Written problem: Write out, word for word, every line from the first one through the line that holds "const subtitleText = 'GO", and nothing else; skip the pictures.

————————

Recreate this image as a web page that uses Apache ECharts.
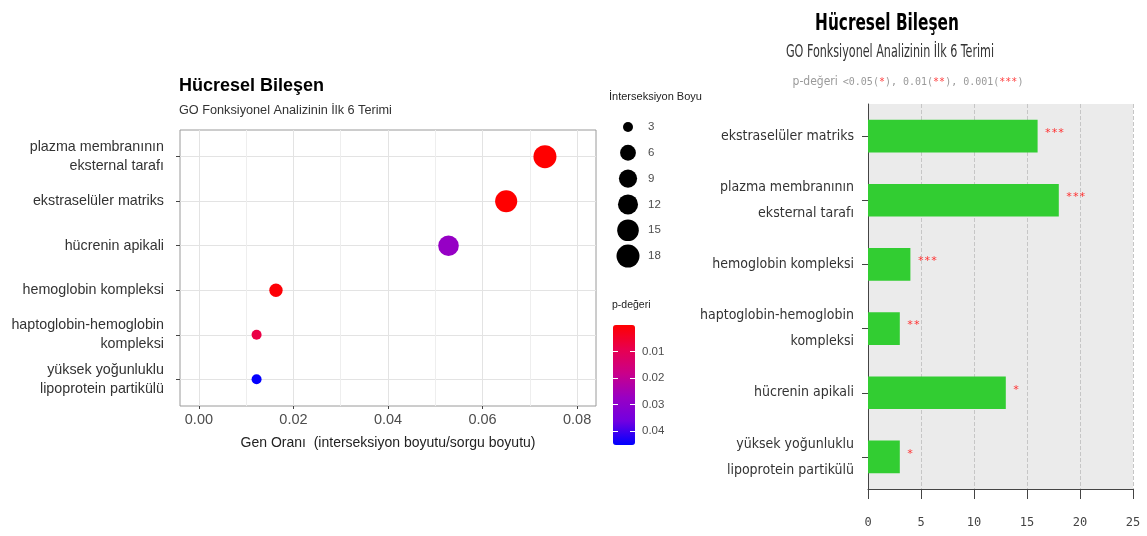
<!DOCTYPE html>
<html>
<head>
<meta charset="utf-8">
<script src="https://cdn.jsdelivr.net/npm/echarts@6/dist/echarts.min.js"></script>
<style>
  html, body { margin: 0; padding: 0; background: #fff; }
  #chart { width: 1147px; height: 536px; }
</style>
</head>
<body>
<div id="chart"></div>
<script>
// GO cellular-component enrichment: top 6 terms
const terms = [
  'plazma membranının\neksternal tarafı',
  'ekstraselüler matriks',
  'hücrenin apikali',
  'hemoglobin kompleksi',
  'haptoglobin-hemoglobin\nkompleksi',
  'yüksek yoğunluklu\nlipoprotein partikülü'
];
const geneRatio        = [0.0732, 0.0650, 0.0528, 0.0163, 0.0122, 0.0122];
const intersectionSize = [18, 16, 13, 4, 3, 3];
const pValue           = [0.00005, 0.00002, 0.028, 0.0007, 0.008, 0.045];

// order of the terms in the bar chart (top to bottom)
const barOrder = [1, 0, 3, 4, 2, 5];

// tick labels
const ratioTicks = [0, 0.02, 0.04, 0.06, 0.08];
const ratioMinor = [0.01, 0.03, 0.05, 0.07];
const sizeBreaks = [3, 6, 9, 12, 15, 18];
const pTicks     = [0.01, 0.02, 0.03, 0.04];
const termIndex  = terms.map((_, i) => i);

const titleText    = 'Hücresel Bileşen';
const subtitleText = 'GO Fonksiyonel Analizinin İlk 6 Terimi';

const SANS = "'Liberation Sans', Arial, sans-serif";
const COND = "'DejaVu Sans Condensed', 'Liberation Sans', sans-serif";
const MONO = "'DejaVu Sans Mono', 'Liberation Mono', monospace";

// point diameter from intersection size (area scale between 3 and 18)
function dotSize(v) {
  return 10 + 13 * Math.sqrt(Math.max(0, v - 3) / 15);
}
function stars(p) {
  if (p < 0.001) return '***';
  if (p < 0.01) return '**';
  if (p < 0.05) return '*';
  return '';
}

const chart = echarts.init(document.getElementById('chart'), null, { renderer: 'canvas' });

const option = {
  backgroundColor: '#ffffff',
  animation: false,
  title: [
    { text: titleText, left: 179, top: 77, padding: 0,
      textStyle: { fontFamily: SANS, fontWeight: 'bold', fontSize: 18, color: '#000' } },
    { text: subtitleText, left: 179, top: 104, padding: 0,
      textStyle: { fontFamily: SANS, fontWeight: 'normal', fontSize: 12.7, color: '#333' } },
    { text: 'İnterseksiyon Boyu', left: 609, top: 91, padding: 0,
      textStyle: { fontFamily: SANS, fontWeight: 'normal', fontSize: 11, color: '#222' } },
    { text: 'p-değeri', left: 612, top: 300, padding: 0,
      textStyle: { fontFamily: SANS, fontWeight: 'normal', fontSize: 10.5, color: '#222' } },
    { text: '{g|p-değeri} {m|<0.05(}{r|*}{m|), 0.01(}{r|**}{m|), 0.001(}{r|***}{m|)}',
      left: 908, top: 73, padding: 0, textAlign: 'center',
      textStyle: {
        fontWeight: 'normal',
        rich: {
          g: { fontFamily: COND, fontWeight: 'normal', fontSize: 12, color: '#999' },
          m: { fontFamily: MONO, fontWeight: 'normal', fontSize: 10, color: '#999' },
          r: { fontFamily: MONO, fontWeight: 'normal', fontSize: 10, color: '#ff4040' }
        }
      } }
  ],
  // narrow-set heading of the bar chart
  graphic: [
    { type: 'text', x: 887, y: 13, scaleX: 0.74,
      style: { text: titleText, font: "bold 23px 'DejaVu Sans Condensed', sans-serif",
        fill: '#000', align: 'center', verticalAlign: 'top' } },
    { type: 'text', x: 890, y: 44, scaleX: 0.73,
      style: { text: subtitleText, font: "17px 'DejaVu Sans Condensed', sans-serif",
        fill: '#333', align: 'center', verticalAlign: 'top' } }
  ],
  grid: [
    { left: 180, top: 130, width: 416, height: 276, show: true,
      backgroundColor: '#fff', borderColor: '#9a9a9a', borderWidth: 1 },
    { left: 618, top: 114, width: 20, height: 155 },
    { left: 613, top: 325, width: 22, height: 120 },
    { left: 868, top: 104, width: 265, height: 385, show: true,
      backgroundColor: '#ebebeb', borderWidth: 0 }
  ],
  visualMap: {
    type: 'continuous',
    seriesIndex: 0,
    dimension: 3,
    min: 0,
    max: 0.0453,
    inverse: true,
    calculable: false,
    text: null,
    left: 613,
    top: 325,
    padding: 0,
    itemWidth: 22,
    itemHeight: 120,
    inRange: { color: ['#FF0000', '#E8004F', '#CA0089', '#9A00C2', '#7200E0', '#0000FF'] }
  },
  xAxis: [
    { gridIndex: 0, type: 'value', min: -0.004, max: 0.084,
      name: 'Gen Oranı  (interseksiyon boyutu/sorgu boyutu)',
      nameLocation: 'middle', nameGap: 30,
      nameTextStyle: { fontFamily: SANS, fontSize: 14, color: '#222' },
      axisLine: { show: false, onZero: false },
      axisTick: { show: true, customValues: ratioTicks, length: 3, lineStyle: { color: '#444' } },
      axisLabel: { customValues: ratioTicks, formatter: v => v.toFixed(2), margin: 6,
        fontFamily: SANS, fontSize: 14.5, color: '#4d4d4d' },
      splitLine: { show: true, lineStyle: { color: '#e3e3e3', width: 1 } } },
    { gridIndex: 0, type: 'value', min: -0.004, max: 0.084, position: 'bottom',
      axisLine: { show: false, onZero: false },
      axisTick: { show: false, customValues: ratioMinor },
      axisLabel: { show: false, customValues: ratioMinor },
      splitLine: { show: true, lineStyle: { color: '#eeeeee', width: 1 } } },
    { gridIndex: 1, type: 'value', min: 0, max: 1, show: false },
    { gridIndex: 2, type: 'value', min: 0, max: 1, show: false },
    { gridIndex: 3, type: 'value', min: 0, max: 25, interval: 5,
      axisLine: { show: true, onZero: false, lineStyle: { color: '#444', width: 1 } },
      axisTick: { show: true, length: 10, lineStyle: { color: '#444' } },
      axisLabel: { margin: 28, fontFamily: MONO, fontSize: 12, color: '#444' },
      splitLine: { show: true, lineStyle: { type: 'dashed', color: '#c6c6c6', width: 1 } } }
  ],
  yAxis: [
    { gridIndex: 0, type: 'value', min: -0.6, max: 5.6, inverse: true,
      axisLine: { show: false, onZero: false },
      axisTick: { show: true, customValues: termIndex, length: 4, lineStyle: { color: '#444' } },
      axisLabel: { customValues: termIndex, formatter: v => terms[v], margin: 16,
        fontFamily: SANS, fontSize: 14.3, lineHeight: 19, color: '#333', align: 'right' },
      splitLine: { show: true, lineStyle: { color: '#e3e3e3', width: 1 } } },
    { gridIndex: 1, type: 'category', data: sizeBreaks.map(String), inverse: true, position: 'right',
      axisLine: { show: false, onZero: false }, axisTick: { show: false },
      axisLabel: { margin: 10, fontFamily: SANS, fontSize: 11.5, color: '#4d4d4d' },
      splitLine: { show: false } },
    { gridIndex: 2, type: 'value', min: 0, max: 0.0453, inverse: true, position: 'right', z: 10,
      axisLine: { show: false, onZero: false },
      axisTick: { show: true, inside: true, customValues: pTicks, length: 5, lineStyle: { color: '#fff', width: 1 } },
      axisLabel: { customValues: pTicks, formatter: v => v.toFixed(2), margin: 7,
        fontFamily: SANS, fontSize: 11.5, color: '#4d4d4d' },
      splitLine: { show: false } },
    { gridIndex: 2, type: 'value', min: 0, max: 0.0453, inverse: true, position: 'left', z: 10,
      axisLine: { show: false, onZero: false },
      axisTick: { show: true, inside: true, customValues: pTicks, length: 5, lineStyle: { color: '#fff', width: 1 } },
      axisLabel: { show: false, customValues: pTicks },
      splitLine: { show: false } },
    { gridIndex: 3, type: 'category', data: barOrder.map(i => terms[i]), inverse: true,
      axisLine: { show: true, onZero: false, lineStyle: { color: '#444', width: 1 } },
      axisTick: { show: true, alignWithLabel: true, length: 6, lineStyle: { color: '#444' } },
      axisLabel: { margin: 14, fontFamily: COND, fontSize: 14, lineHeight: 26, color: '#333' },
      splitLine: { show: false } }
  ],
  series: [
    { type: 'scatter', xAxisIndex: 0, yAxisIndex: 0,
      data: terms.map((t, i) => [geneRatio[i], i, intersectionSize[i], pValue[i]]),
      symbolSize: d => dotSize(d[2]),
      itemStyle: { opacity: 1 } },
    { type: 'scatter', xAxisIndex: 2, yAxisIndex: 1,
      data: sizeBreaks.map((s, i) => [0.5, i, s]),
      symbolSize: d => dotSize(d[2]),
      itemStyle: { color: '#000', opacity: 1 } },
    { type: 'bar', xAxisIndex: 4, yAxisIndex: 4,
      data: barOrder.map(i => ({ value: intersectionSize[i], pval: pValue[i] })),
      barWidth: '51%',
      itemStyle: { color: '#32CD32' },
      label: { show: true, position: 'right', distance: 7, offset: [0, -3],
        formatter: p => stars(p.data.pval),
        fontFamily: MONO, fontSize: 11, color: '#ff3030' } }
  ]
};

chart.setOption(option);
</script>
</body>
</html>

————————

Solution:
Recreate this image as a web page that uses Apache ECharts.
<!DOCTYPE html>
<html>
<head>
<meta charset="utf-8">
<script src="https://cdn.jsdelivr.net/npm/echarts@6/dist/echarts.min.js"></script>
<style>
  html, body { margin: 0; padding: 0; background: #fff; }
  #chart { width: 1147px; height: 536px; }
</style>
</head>
<body>
<div id="chart"></div>
<script>
// GO cellular-component enrichment: top 6 terms
const terms = [
  'plazma membranının\neksternal tarafı',
  'ekstraselüler matriks',
  'hücrenin apikali',
  'hemoglobin kompleksi',
  'haptoglobin-hemoglobin\nkompleksi',
  'yüksek yoğunluklu\nlipoprotein partikülü'
];
const geneRatio        = [0.0732, 0.0650, 0.0528, 0.0163, 0.0122, 0.0122];
const intersectionSize = [18, 16, 13, 4, 3, 3];
const pValue           = [0.00005, 0.00002, 0.028, 0.0007, 0.008, 0.045];

// order of the terms in the bar chart (top to bottom)
const barOrder = [1, 0, 3, 4, 2, 5];

// tick labels
const ratioTicks = [0, 0.02, 0.04, 0.06, 0.08];
const ratioMinor = [0.01, 0.03, 0.05, 0.07];
const sizeBreaks = [3, 6, 9, 12, 15, 18];
const pTicks     = [0.01, 0.02, 0.03, 0.04];
const termIndex  = terms.map((_, i) => i);

const titleText    = 'Hücresel Bileşen';
const subtitleText = 'GO Fonksiyonel Analizinin İlk 6 Terimi';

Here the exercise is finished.